Wallace, 105 S.Ct. at 2498-99 (O'Connor, J., concurring).
The Wallace dictum provides no guarantee of the outcome of any future cases concerning pure "silent meditation" measures. In my opinion, however, the practice described in your second question is more likely to survive a constitutional challenge than the practice described in your first question, provided that the measure is carefully implemented so as to carry no religious purpose or preference.
III.
CONSTITUTIONALITY OF A PRE-GAME PRAYER ORGANIZED BY THE PLAYERS WITHOUT THE INVOLVEMENT OF THE COACHING STAFF
Your third question implies absolutely no involvement by the university or university personnel beyond simply allowing a practice to occur on university property. It is my opinion that this situation would not constitute an establishment clause violation, provided that the university and staff maintain absolute neutrality with regard to the content of the prayer or whether the prayer occurs at all.
Clearly, the same opportunity would have to be provided to players who choose to engage in non-Christian as well as Christian prayer, meditation, reflection or religious exercise, as well as to players who choose to engage in nonreligious speech during the same period of time. Once the activity is allowed, the only permissible university involvement is that of establishing reasonable regulations of time, place and manner. See Widmar, 454 U.S. at 276.

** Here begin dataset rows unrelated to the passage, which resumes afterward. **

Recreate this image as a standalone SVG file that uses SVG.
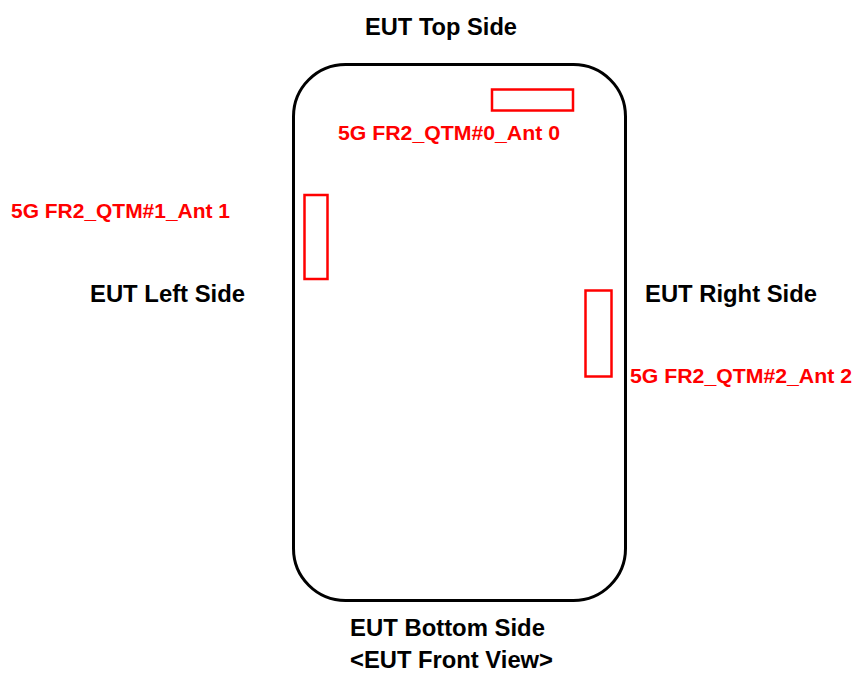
<svg xmlns="http://www.w3.org/2000/svg" width="856" height="673" viewBox="0 0 856 673">
<style>
.lbl{font-family:"Liberation Sans",Arial,sans-serif;font-weight:bold;font-size:23px;fill:#000}
.ant{font-family:"Liberation Sans",Arial,sans-serif;font-weight:bold;font-size:20px;fill:#ff0000}
.box{fill:none;stroke:#ff0000;stroke-width:2.5}
</style>
<rect width="856" height="673" fill="#fff"/>
<g id="eut">
<rect x="293.5" y="64.5" width="332" height="536" rx="52" ry="52" fill="none" stroke="#000" stroke-width="3"/>
</g>
<g id="ant0">
<rect class="box" x="492" y="89.5" width="81" height="21"/>
<text class="ant" x="338" y="139.5" textLength="222" lengthAdjust="spacingAndGlyphs">5G FR2_QTM#0_Ant 0</text>
</g>
<g id="ant1">
<rect class="box" x="304.5" y="195" width="23" height="84"/>
<text class="ant" x="11" y="218" textLength="219" lengthAdjust="spacingAndGlyphs">5G FR2_QTM#1_Ant 1</text>
</g>
<g id="ant2">
<rect class="box" x="585.5" y="290.5" width="26" height="86"/>
<text class="ant" x="630" y="382.5" textLength="222" lengthAdjust="spacingAndGlyphs">5G FR2_QTM#2_Ant 2</text>
</g>
<g id="labels">
<text class="lbl" x="365" y="35" textLength="152" lengthAdjust="spacingAndGlyphs">EUT Top Side</text>
<text class="lbl" x="90" y="302" textLength="155" lengthAdjust="spacingAndGlyphs">EUT Left Side</text>
<text class="lbl" x="645" y="302" textLength="172" lengthAdjust="spacingAndGlyphs">EUT Right Side</text>
<text class="lbl" x="350" y="636" textLength="195" lengthAdjust="spacingAndGlyphs">EUT Bottom Side</text>
<text class="lbl" x="350" y="668" textLength="203" lengthAdjust="spacingAndGlyphs">&lt;EUT Front View&gt;</text>
</g>
<g id="connectors"/>
</svg>
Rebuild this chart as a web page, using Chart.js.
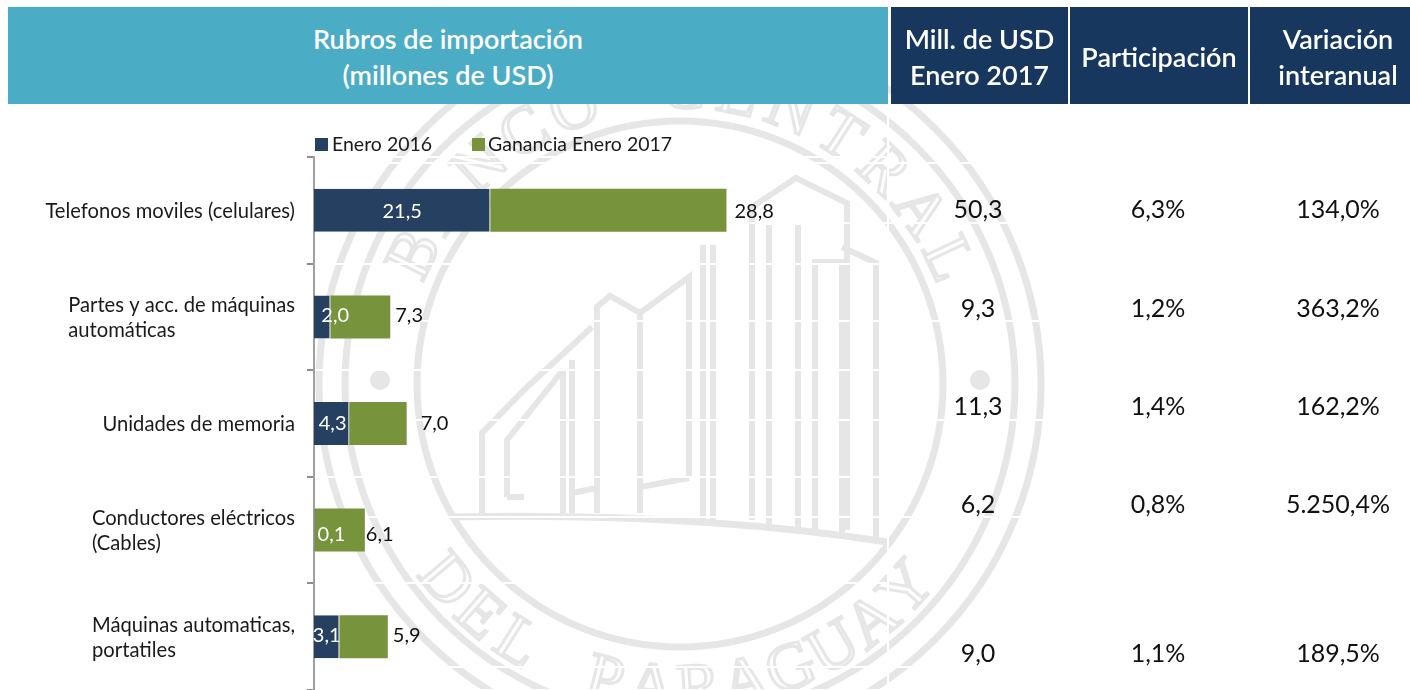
<!DOCTYPE html>
<html lang="es">
<head>
<meta charset="utf-8">
<script src="https://cdn.jsdelivr.net/npm/chart.js@4/dist/chart.umd.min.js"></script>
<style>
html,body{margin:0;padding:0;background:#fff;width:1410px;height:690px;overflow:hidden;font-family:Lato,sans-serif}
#c{position:absolute;left:0;top:0}
.h{position:absolute;top:7px;height:97px;color:#fff;display:flex;align-items:center;justify-content:center;text-align:center;font-size:27px;line-height:36px;font-weight:600}
.h span{display:block;position:relative;top:1px}
.v{position:absolute;transform:translate(-50%,-50%);font-size:25px;color:#111;white-space:nowrap}
</style>
</head>
<body>
<canvas id="c" width="1410" height="690"></canvas>
<div id="overlay"></div>
<script>
const categories = [
  ["Telefonos moviles (celulares)"],
  ["Partes y acc. de máquinas","automáticas"],
  ["Unidades de memoria"],
  ["Conductores eléctricos","(Cables)"],
  ["Máquinas automaticas,","portatiles"]
];
const enero2016 = [21.5, 2.0, 4.3, 0.1, 3.1];
const ganancia2017 = [28.8, 7.3, 7.0, 6.1, 5.9];
const millUsd2017 = ["50,3","9,3","11,3","6,2","9,0"];
const participacion = ["6,3%","1,2%","1,4%","0,8%","1,1%"];
const variacion = ["134,0%","363,2%","162,2%","5.250,4%","189,5%"];
const headerMain = ["Rubros de importación","(millones de USD)"];
const headerCols = [["Mill. de USD","Enero 2017"],["Participación"],["Variación","interanual"]];

// layout only
const headerBoxes = [[8,880,"#4bacc6"],[891,177,"#17375e"],[1070,178,"#17375e"],[1250,160,"#17375e"]];
const headerTextShift = [0,0,0,8];
const colCenters = [978,1158,1338];
const rowCenters = [208,307,405,503,652];
const navyLabelShift = [0,13,1,17,0];
const greenLabelGap = [8,5,14,1,5];
const labelYShift = [1,-1,0,4,-1];

const fmt = v => v.toFixed(1).replace(".",",");
const WM = "#e6e6e6";

const overlay = document.getElementById("overlay");
[headerMain].concat(headerCols).forEach((lines,i)=>{
  const d=document.createElement("div");d.className="h";
  const b=headerBoxes[i];
  d.style.left=b[0]+"px";d.style.width=b[1]+"px";d.style.background=b[2];
  const s=document.createElement("span");
  s.style.left=headerTextShift[i]+"px";
  s.innerHTML=lines.join("<br>");
  d.appendChild(s);
  overlay.appendChild(d);
});
[millUsd2017,participacion,variacion].forEach((col,c)=>{
  col.forEach((t,r)=>{
    const d=document.createElement("div");d.className="v";
    d.style.left=colCenters[c]+"px";d.style.top=rowCenters[r]+"px";d.textContent=t;
    overlay.appendChild(d);
  });
});

function ring(ctx,cx,cy,r,w){ctx.lineWidth=w;ctx.beginPath();ctx.arc(cx,cy,r,0,Math.PI*2);ctx.stroke();}
function poly(ctx,pts,w){ctx.lineWidth=w;ctx.beginPath();pts.forEach((p,i)=>i?ctx.lineTo(p[0],p[1]):ctx.moveTo(p[0],p[1]));ctx.stroke();}
function arcText(ctx,cx,cy,text,startDeg,step,r,bottom){
  [...text].forEach((ch,i)=>{
    const a=(startDeg+step*i)*Math.PI/180;
    ctx.save();
    ctx.translate(cx+r*Math.sin(a),cy-r*Math.cos(a));
    ctx.rotate(a+(bottom?Math.PI:0));
    ctx.strokeText(ch,0,0);
    ctx.restore();
  });
}
const sealPlugin = {
  id:"seal",
  beforeDraw(chart){
    const ctx=chart.ctx,cx=680,cy=384;
    ctx.save();
    ctx.fillStyle="#fff";ctx.fillRect(0,0,1410,690);
    ctx.strokeStyle=WM;ctx.fillStyle=WM;ctx.lineJoin="miter";
    ring(ctx,cx,cy,361,7);ring(ctx,cx,cy,335,7);ring(ctx,cx,cy,263,7);
    ctx.beginPath();ctx.arc(380,380,10,0,7);ctx.arc(980,380,10,0,7);ctx.fill();
    // lettering
    ctx.font="66px 'Liberation Serif'";ctx.textAlign="center";ctx.textBaseline="alphabetic";ctx.lineWidth=3;
    arcText(ctx,cx,cy,"BANCO CENTRAL",-64,10.75,276,false);
    arcText(ctx,cx,cy,"YAUGARAP LED",132,8.9,325,true);
    // building
    const w=6;
    poly(ctx,[[752,520],[752,207],[796,178],[847,203],[847,530]],w);
    poly(ctx,[[769,525],[769,225]],w);
    poly(ctx,[[798,528],[798,225]],w);
    poly(ctx,[[815,530],[815,262],[842,262],[842,532]],w);
    poly(ctx,[[842,247],[876,263],[876,540]],w);
    poly(ctx,[[703,245],[703,520]],w);poly(ctx,[[713,245],[713,520]],w);
    poly(ctx,[[597,513],[597,307],[610,296],[640,313],[689,277],[689,478]],w);
    poly(ctx,[[640,313],[640,513]],w);
    poly(ctx,[[640,487],[689,478]],w);
    poly(ctx,[[482,513],[482,433],[524,390],[592,327]],w);
    poly(ctx,[[507,497],[507,440],[563,370]],w);
    poly(ctx,[[507,497],[524,497]],w);
    poly(ctx,[[563,513],[563,370]],w);poly(ctx,[[572,513],[572,360]],w);
    poly(ctx,[[572,493],[597,488]],w);
    ctx.lineWidth=7;ctx.beginPath();ctx.moveTo(451,517);ctx.quadraticCurveTo(690,512,888,542);ctx.stroke();
    // white table rules over the seal
    ctx.strokeStyle="#fff";ctx.lineWidth=2;
    [163,223,321,420,517,667].forEach(y=>{ctx.beginPath();ctx.moveTo(314,y);ctx.lineTo(1410,y);ctx.stroke();});
    ctx.beginPath();ctx.moveTo(888,104);ctx.lineTo(888,690);ctx.stroke();
    ctx.restore();
  },
  afterDatasetsDraw(chart){
    const ctx=chart.ctx,a=chart.getDatasetMeta(0).data,b=chart.getDatasetMeta(1).data,ys=chart.scales.y;
    ctx.save();
    ctx.textBaseline="middle";
    ctx.font="20px Lato";
    a.forEach((el,i)=>{
      ctx.textAlign="center";ctx.fillStyle="#fff";
      ctx.fillText(fmt(enero2016[i]),(el.x+el.base)/2+navyLabelShift[i],el.y+labelYShift[i]);
      ctx.textAlign="left";ctx.fillStyle="#111";
      ctx.fillText(fmt(ganancia2017[i]),b[i].x+greenLabelGap[i],el.y+labelYShift[i]);
    });
    // category labels: left aligned block ending at the axis gutter
    ctx.font="20.2px Lato";ctx.fillStyle="#1a1a1a";ctx.textAlign="left";
    categories.forEach((lines,i)=>{
      const w=Math.max(...lines.map(l=>ctx.measureText(l).width));
      const y=ys.getPixelForValue(i);
      lines.forEach((l,k)=>ctx.fillText(l,295-w,y+1+(k-(lines.length-1)/2)*25));
    });
    // legend
    ctx.font="19.5px Lato";
    [[315,332],[472,488]].forEach((p,i)=>{
      const ds=chart.data.datasets[i];
      ctx.fillStyle=ds.backgroundColor;ctx.fillRect(p[0],138,13,13);
      ctx.fillStyle="#1a1a1a";ctx.fillText(ds.label,p[1],145);
    });
    ctx.restore();
  }
};

new Chart(document.getElementById("c"),{
  type:"bar",
  data:{
    labels:categories,
    datasets:[
      {label:"Enero 2016",data:enero2016,backgroundColor:"#264061",borderColor:"#d9d9d9",borderWidth:{right:1},barPercentage:0.403,categoryPercentage:1},
      {label:"Ganancia Enero 2017",data:ganancia2017,backgroundColor:"#77933c",barPercentage:0.403,categoryPercentage:1}
    ]
  },
  plugins:[sealPlugin],
  options:{
    indexAxis:"y",responsive:false,animation:false,
    layout:{padding:{top:157,right:522,bottom:0,left:0}},
    plugins:{legend:{display:false},tooltip:{enabled:false},title:{display:false}},
    scales:{
      x:{stacked:true,min:0,max:70,display:false},
      y:{stacked:true,
        afterFit(s){s.width=314;},
        ticks:{display:false},
        border:{color:"#a0a0a0",width:2},
        grid:{color:"#ffffff",lineWidth:2,tickColor:"#8c8c8c",tickLength:7,tickWidth:2}
      }
    }
  }
});
</script>
</body>
</html>
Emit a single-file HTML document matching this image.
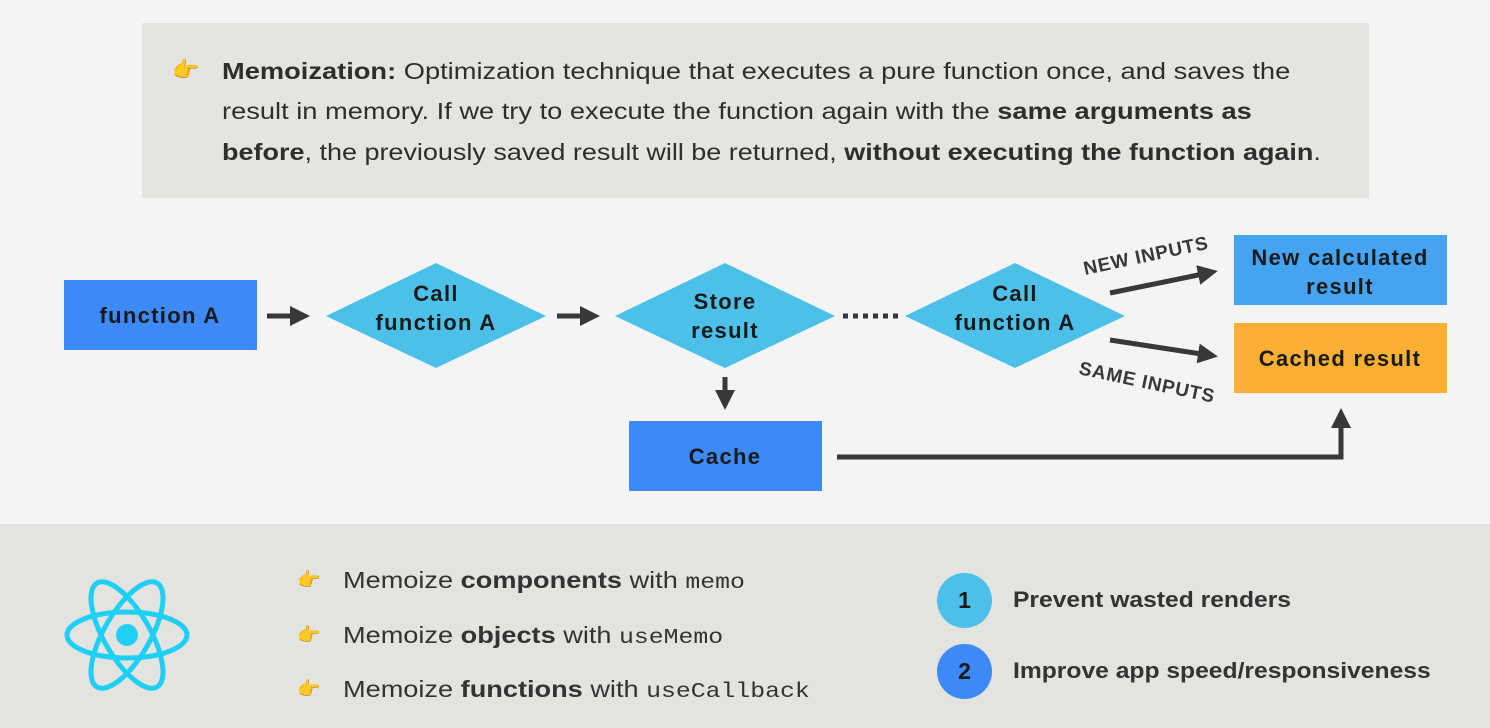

The obvious danger inherent in the activity you describe is that, although ostensibly organized by players, it may in practice be conducted with some degree of participation, supervision or encouragement on the part of the staff. As was discussed in response to your first question, any degree of staff involvement, no matter how slight, could easily be perceived as an endorsement of prayer or even of a particular type of prayer and thus render the practice unconstitutional. See Aldine, 563 F. Supp. at 886.